Dave and I first met in late 1990s in a residents’ campaign to try and stop Denbighshire council and Welsh Water from destroying the heritage value of Marine Lake. We failed; the biggest sewage tank in Wales was put under the lake and the original walls of the lake were ruined.

Rhyl’s dead-loss Labour councillors just let it happen, and this was one factor in Dave's deciding to stand for election himself as an Independent. I remember helping him by doing some leafleting on the housing estate where he lived, The Reso. He didn’t win.

Dave, like so many others regardless of their personal or political beliefs, had to join the Labour Party to get elected and I watched him get drawn into the party culture and the workplace culture of the council chamber - and further from grass roots.

He was elected to the cabinet of Denbighshire council where he served as lead member for Regeneration, and this was his downfall. He infringed a Labour Party rule that prevents Labour councillors from being in cabinet in an authority where Labour does not have a majority.

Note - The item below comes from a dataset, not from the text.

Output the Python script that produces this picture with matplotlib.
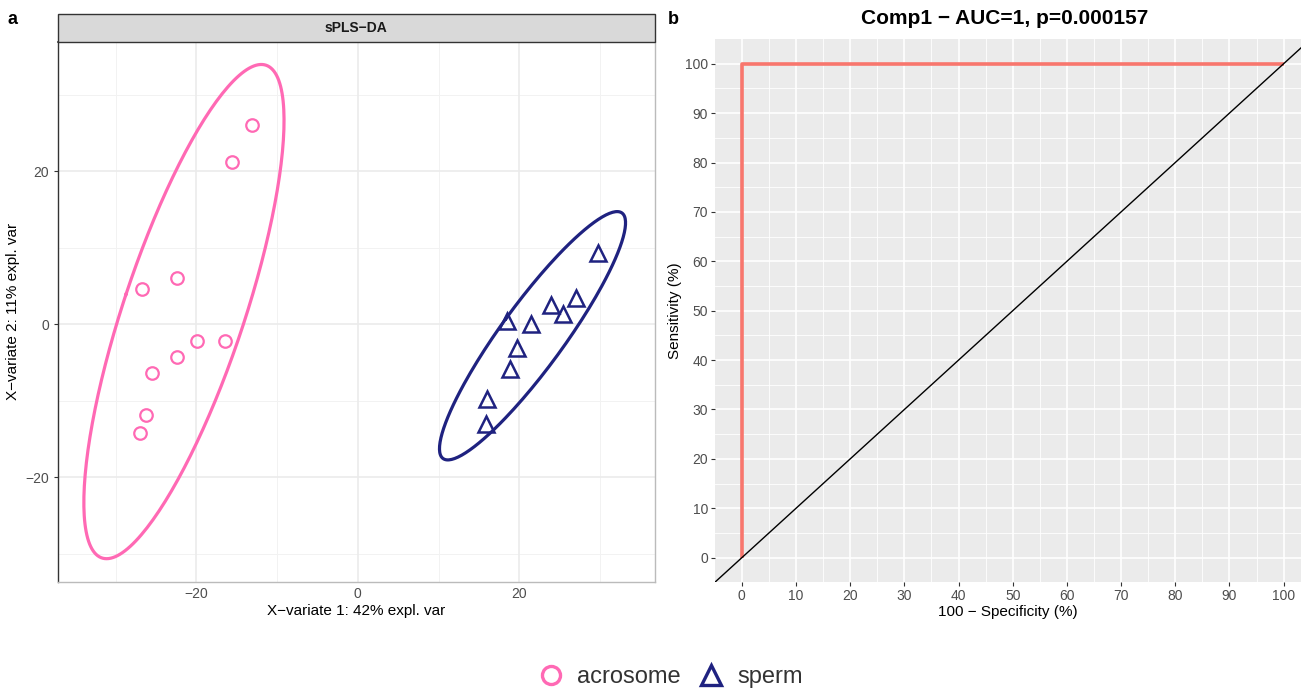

[Be aware! Labour Party candidates don’t tell you about the rule when they come round asking for your vote.]

Therefore like others before him, Dave was expelled from the party. He stood for re-election again as an Independent and again didn’t win. The double whammy of being stabbed in back by Labour and then snubbed by the electorate hit him hard; it took him a while to recover.

Eventually Dave was drawn to Botanical Gardens where in recent years he helped to run a horticultural project. Last I heard from Dave was about a week before he died and he made no mention of feeling ill, so the news of his death came as a shock.

I took the following photograph in 2012 at Botanical Gardens. Dave was more or less standing in the way as I lined up a shot of the pond. The photo catches him in contemplative mood, menthol cigarette hidden in the palm of his hand Reso-style.

So long Dave, thanks for what you did and what you tried to do.